#tbt (Throwback Thursday) – taking a look back at the history of the church, and seeing what we can learn from them.
One of the mega sore spots of the early church in the first hundred years or so, one of the huge areas of controversy, debate, discussion and disagreement, was the connection and relationship between Judaism and Christianity. Across the growing Christian world, people would debate between themselves how much Judaistic laws the new Christian converts should adhere to. Stuff like circumcision, and the diets of the believers were called into question. Some argued that as Jesus was the Messiah that the Jews had been waiting for, they should continue to circumcise their boys, and they should still refrain from eating the 'unclean' foods the Jews would not eat.
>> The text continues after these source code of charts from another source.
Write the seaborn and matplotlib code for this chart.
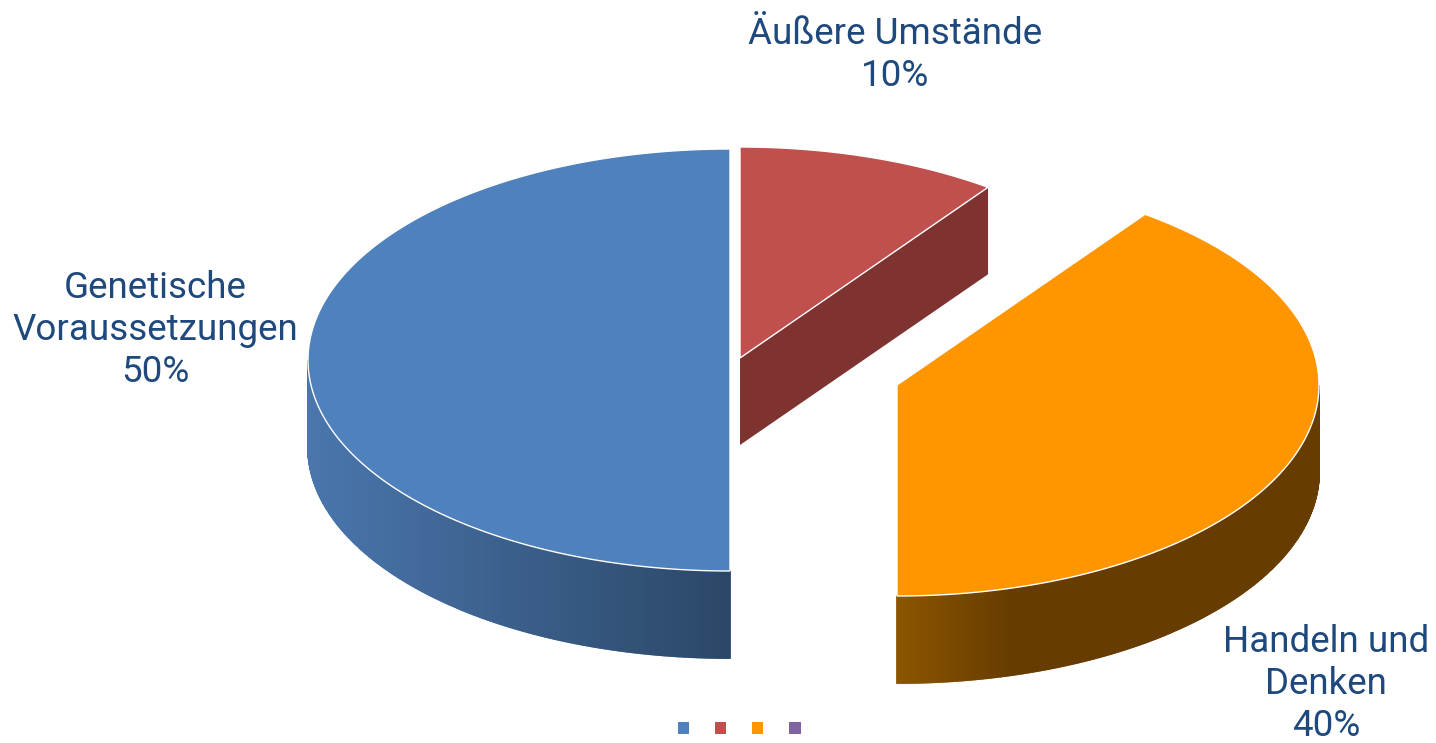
import numpy as np
import pandas as pd
import matplotlib
matplotlib.use("Agg")
import matplotlib.pyplot as plt
import seaborn as sns

categories = ["Genetische\nVoraussetzungen", "Äußere Umstände", "Handeln und\nDenken", "Sonstige"]
values = [50, 10, 40, 0]
top_colors = ["#4F81BD", "#C0504D", "#FF9600", "#8064A2"]
side_left = ["#4A76AD", "#7F3331", "#8C5600", "#8064A2"]
side_right = ["#2B4767", "#7F3331", "#663C00", "#8064A2"]
label_color = "#1F497D"

sns.set_theme(style="white")
plt.rcParams["font.family"] = ["Roboto", "DejaVu Sans"]

fig = plt.figure(figsize=(14.36, 7.43), dpi=100)
ax = fig.add_axes([0, 0, 1, 1])
ax.set_xlim(0, 1436)
ax.set_ylim(743, 0)
ax.axis("off")

RX, RY, DEPTH = 422, 211, 87
apexes = [(730, 360), (740, 358), (897, 385)]
label_pos = [(155, 330), (895, 55), (1326, 684)]


def rim(a0, a1, n=200):
    t = np.radians(np.linspace(a0, a1, n))
    return RX * np.sin(t), -RY * np.cos(t)


def mix(c0, c1, f):
    c0 = np.array(matplotlib.colors.to_rgb(c0))
    c1 = np.array(matplotlib.colors.to_rgb(c1))
    return tuple(c0 + (c1 - c0) * f)


order = [0, 1, 2]
starts = {0: 180.0, 1: 0.0, 2: 36.0}
total = sum(values)
for i in order:
    a0 = starts[i]
    a1 = a0 + 360.0 * values[i] / total
    cx, cy = apexes[i]
    # visible outer wall (front half of the rim)
    lo, hi = max(a0, 90), min(a1, 270)
    if hi > lo:
        xs, ys = rim(lo, hi, 260)
        xs, ys = xs + cx, ys + cy
        left, right = xs.min(), xs.max()
        for k in range(len(xs) - 1):
            f = ((xs[k] + xs[k + 1]) / 2 - left) / (right - left)
            if i == 2:
                f = min(1, f / 0.27)
            ax.fill([xs[k], xs[k + 1], xs[k + 1], xs[k]],
                    [ys[k], ys[k + 1], ys[k + 1] + DEPTH, ys[k] + DEPTH],
                    color=mix(side_left[i], side_right[i], f), lw=1.3, zorder=2)
    # visible cut wall of the red slice
    if i == 1:
        ex, ey = rim(a1, a1, 1)
        ax.fill([cx, cx + ex[0], cx + ex[0], cx],
                [cy, cy + ey[0], cy + ey[0] + DEPTH, cy + DEPTH],
                color=side_left[i], lw=0, zorder=2)
    # top face
    xs, ys = rim(a0, a1)
    ax.fill(np.r_[cx, xs + cx], np.r_[cy, ys + cy], facecolor=top_colors[i],
            edgecolor="white", lw=1.0, zorder=3)
    pct = f"{values[i]}%"
    ax.text(*label_pos[i], f"{categories[i]}\n{pct}", color=label_color, fontsize=26.5,
            ha="center", va="center", linespacing=1.22, zorder=5)

legend_df = pd.DataFrame({"x": [683.5, 720.5, 757.5, 795], "y": [728] * 4, "cat": categories})
sns.scatterplot(data=legend_df, x="x", y="y", hue="cat", palette=top_colors, marker="s",
                s=65, linewidth=0, legend=False, ax=ax, zorder=5)
ax.set_xlim(0, 1436)
ax.set_ylim(743, 0)
ax.axis("off")
fig.savefig("out.png", dpi=100, facecolor="white")
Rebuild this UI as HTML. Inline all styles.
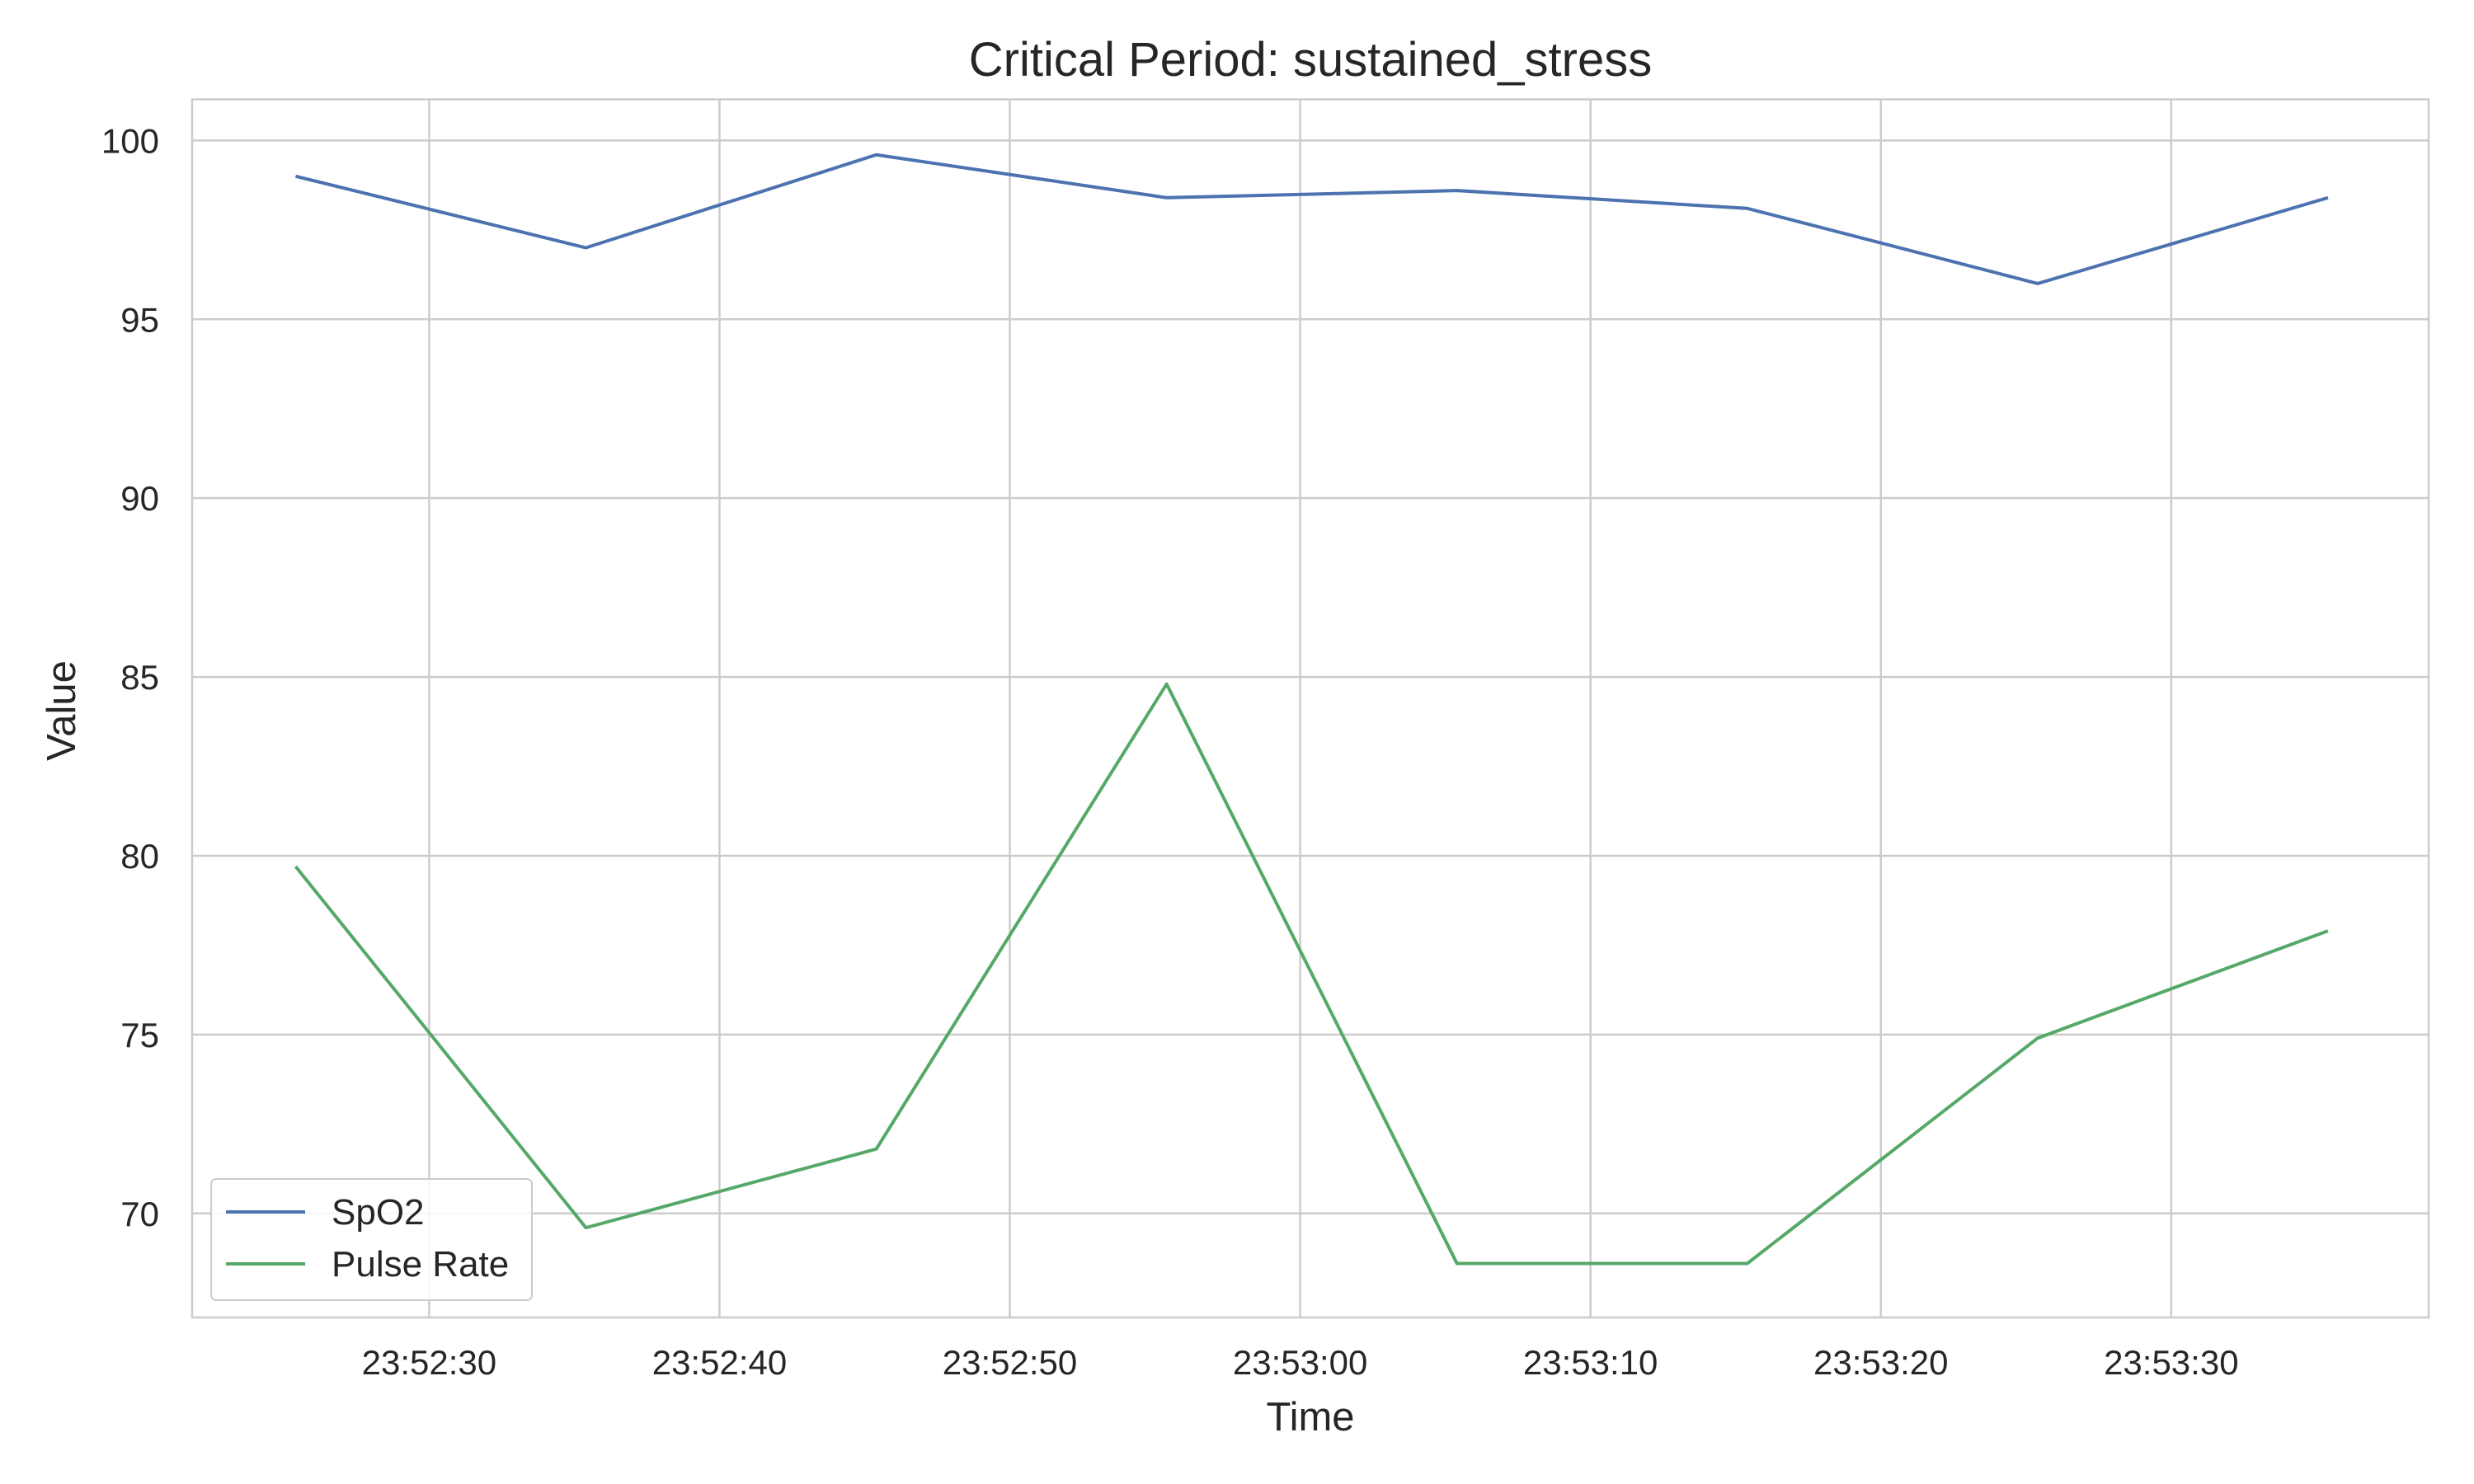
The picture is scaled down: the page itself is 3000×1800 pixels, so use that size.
<!DOCTYPE html>
<html><head><meta charset="utf-8"><style>
html,body{margin:0;padding:0;background:#fff;}
svg{display:block;font-family:"Liberation Sans",Arial,sans-serif;}
</style></head><body>
<svg id="chart" width="3000" height="1800" viewBox="0 0 3000 1800" xmlns="http://www.w3.org/2000/svg">
<rect width="3000" height="1800" fill="#fff"/>
<g id="grid"></g>
<g id="series"></g>
<rect x="233" y="120.5" width="2712" height="1477.5" fill="none" stroke="#cccccc" stroke-width="2.5"/>
<g id="ticks" font-size="42" fill="#262626"></g>
<text x="1589" y="92" text-anchor="middle" font-size="58" fill="#262626">Critical Period: sustained_stress</text>
<text x="1589" y="1735" text-anchor="middle" font-size="49" fill="#262626">Time</text>
<text transform="translate(91,862) rotate(-90)" text-anchor="middle" font-size="49" fill="#262626">Value</text>
<g>
<rect x="256" y="1430" width="389" height="147" rx="6" fill="#fff" fill-opacity="0.85" stroke="#cccccc" stroke-width="2"/>
<line x1="274" y1="1470" x2="370" y2="1470" stroke="#4c72b0" stroke-width="4"/>
<text x="402" y="1485" font-size="44" fill="#262626">SpO2</text>
<line x1="274" y1="1533" x2="370" y2="1533" stroke="#55a868" stroke-width="4"/>
<text x="402" y="1548" font-size="44" fill="#262626">Pulse Rate</text>
</g>
</svg>
<script>
const timeSeconds = [25.4, 35.4, 45.4, 55.4, 65.4, 75.4, 85.4, 95.4]; // seconds after 23:52:00
const spo2Values = [99.0, 97.0, 99.6, 98.4, 98.6, 98.1, 96.0, 98.4];
const pulseValues = [79.7, 69.6, 71.8, 84.8, 68.6, 68.6, 74.9, 77.9];
const yTicks = [70, 75, 80, 85, 90, 95, 100];
const xTickSeconds = [30, 40, 50, 60, 70, 80, 90];
const xTickLabels = ["23:52:30","23:52:40","23:52:50","23:53:00","23:53:10","23:53:20","23:53:30"];

const L=233,R=2945,T=120.5,B=1598;
const yMin=67.09,yMax=101.15;
const x=s=>520.4+(s-30)*35.207;
const y=v=>B-(v-yMin)/(yMax-yMin)*(B-T);
const NS="http://www.w3.org/2000/svg";
const grid=document.getElementById('grid'),ticks=document.getElementById('ticks'),series=document.getElementById('series');
function mk(tag,attrs,parent){const e=document.createElementNS(NS,tag);for(const k in attrs)e.setAttribute(k,attrs[k]);parent.appendChild(e);return e;}
yTicks.forEach(v=>{
  const g=mk('line',{x1:L,x2:R,y1:y(v),y2:y(v),stroke:'#cccccc','stroke-width':2.5},grid);
  
  
  const t=mk('text',{x:L-40,y:y(v)+15,'text-anchor':'end'},ticks);t.textContent=v;
  
  
});
xTickSeconds.forEach((s,i)=>{
  const g=mk('line',{x1:x(s),x2:x(s),y1:T,y2:B,stroke:'#cccccc','stroke-width':2.5},grid);
  
  
  const t=mk('text',{x:x(s),y:B+69,'text-anchor':'middle'},ticks);t.textContent=xTickLabels[i];
  
  
});
function line(vals,color,name){
  const p=mk('polyline',{points:vals.map((v,i)=>x(timeSeconds[i])+','+y(v)).join(' '),fill:'none',stroke:color,'stroke-width':4,'stroke-linejoin':'round'},series);
  
  
}
line(spo2Values,'#4c72b0','spo2-line');
line(pulseValues,'#55a868','pulse-rate-line');
</script>
</body></html>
Very early on this wound up the Apostle Paul no end. The more your read Paul's letters in the New Testament the more you see how much of a straight talking, no nonsense kinda guy he was. And it seemed this issue really did his head in. He strongly felt that as Jesus stated that he had come to 'fulfill the law', that we no longer had to be bound by the laws the Jews led their lives by because of us now living in the times of the New Covenant.
Anyway, we can read in Galatians all about this, and Paul was so annoyed by it he really laid into those still following Jewish laws in his letter to the Phillippians when he said “Beware of the dogs, beware of the evil workers, beware of those who mutilate the flesh!” (Phil 3:2). When you see the original words he used in this sentence (“Kunas, KaKous, ergatas, Katatomen”), Nick Page makes a great comment that 'It is as though Paul spits the words out'.
Paul was clearly a guy who saw the power of grace, and the power of what Jesus accomplished on the cross. That we are no longer bound to laws, traditions and the limitations they bring. But instead we are in a time of grace, where we can break free from not just Jewish laws and traditions, but more modern traditions and laws that we put on ourselves. We don't necessarily cirumcise ourselves for God, or amend our diets and refuse foods as unholy, but we can place other man-made laws in ours lives under the guise of 'holiness', when in fact they are meaningless and often limiting to us.
Sometimes the idea of grace confuses us. We look for laws in our lives, we look for boundaries and traditions to hang our faith onto. Traditions aren't all bad, but when they dictate how we relate to God. Or how our church looks and runs, we will come across problems there. We starts saying that we and others have to 'be like this' or 'regularly do that'. Our faith becomes more about our 'doing' than 'being'. Oops.
What man-made laws and traditions have you put into your life that are holding you back from the fullness of God's love, grace and freedom he has given you today? Maybe these self-laws and traditions have been there for years, ecades even. Be like Paul. Be harsh to the laws and traditions in your life that are not worth the time, remove them and receive the freedom from Jesus today.